――鳥嶋さんは、「自分に作る才能がないから編集者になろうと思った」という趣旨を、以前インタビューでおっしゃっていましたが(ドラゴンボールの生みの親 『ジャンプ』伝説の編集長が語る「嫌いな仕事で結果を出す方法」を参照)、ほかのみなさんも、クリエイターではなくプロデューサーや編集者になろうと思ったのは、そうした理由なのですか?
鵜之澤氏: プロデューサーにもいろいろあって。僕も内山もパブリッシャー側のプロデューサーだから。片仮名で書けばプロデューサーだけど、漢字で書けば「商売人」。商売人と言っても、お金を稼ぐだけじゃないですよ。儲(もう)けたお金を使って、さらに大きなことをやる。それでみんな一緒に幸せになろうよと。だから譲るところは譲るし、ダメなものはダメだと言うし。
鳥嶋氏: それで言うとね、編集者には役職が3つあるんですよ。マネジメントと、ディレクションとプロデュース。
マネジメント、つまりマネジャーの仕事というのは、新人漫画家に部屋を借りてあげるとか、締切どうのこうのというもの。
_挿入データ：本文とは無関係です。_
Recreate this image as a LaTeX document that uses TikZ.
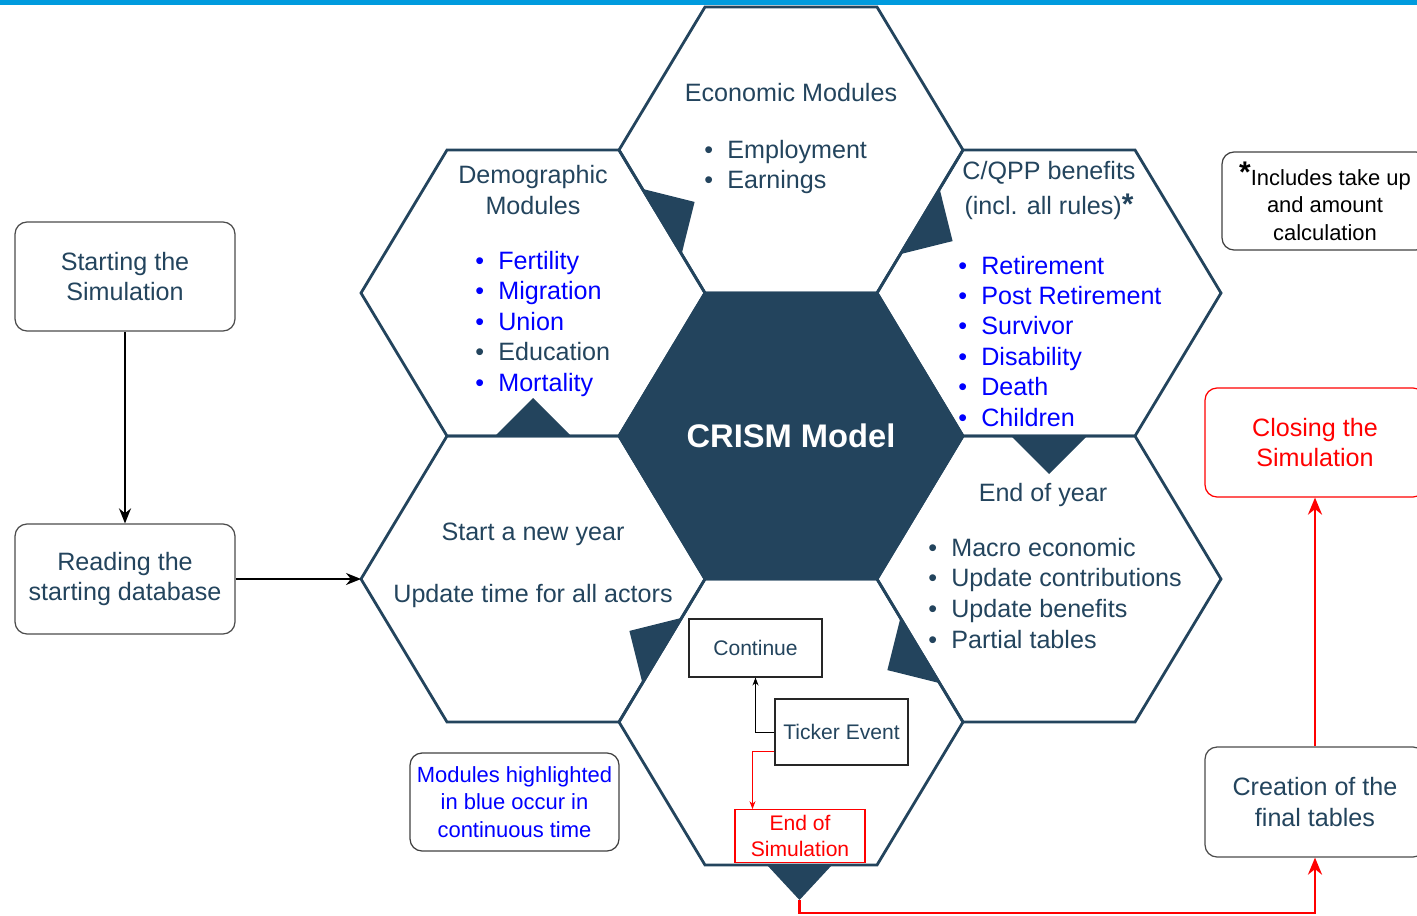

ディレクション、つまりディレクターというのは目の前の作品がどう面白いか、どう直せば良くなるかというもの。
それでプロデューサーというのは、その作家を3年後、5年後にどういう形に持っていくか。あとは周りにどういう才能を置いておいて、彼の仕事の才能をいかにやせ細らせないようにするか。いろんなことを考えるんですよ。それがプロデュースだから。この3つを全部含めたものが編集者の仕事。だからプロデューサーというのは長期視点の仕事だと、僕は思ってる。
内山氏: 僕自身は、本当はクリエーターになりたかったんですよ。ゲームの専門学校出身なので。それで専門学校の壁にバンダイの募集要項が貼ってあったので、応募して受かって入ったら、ゲームの開発ラインが社内にないんです(笑)。プロデュースだけを社内でやって、デベロップメント、つまりゲームの開発は社外でやっているので。
鵜之澤氏: 調べてから来いよ(笑)。
内山氏: 結果、ゲームの部門に配属されたら、それがプロデュース部門になっちゃった、みたいな感じなんです。
平氏: 鳥嶋さんがまさにそうですけど、成功するプロデューサーにはどこかクリエイティブな匂いがあるというか。鵜之澤さんも『機動警察パトレイバー』などで、アニメのプロデューサーとして作品を仕掛ける部分に絡んでいるし、内山さんも『.hack(ドットハック)』【※】などでそういうことをやっていますよね。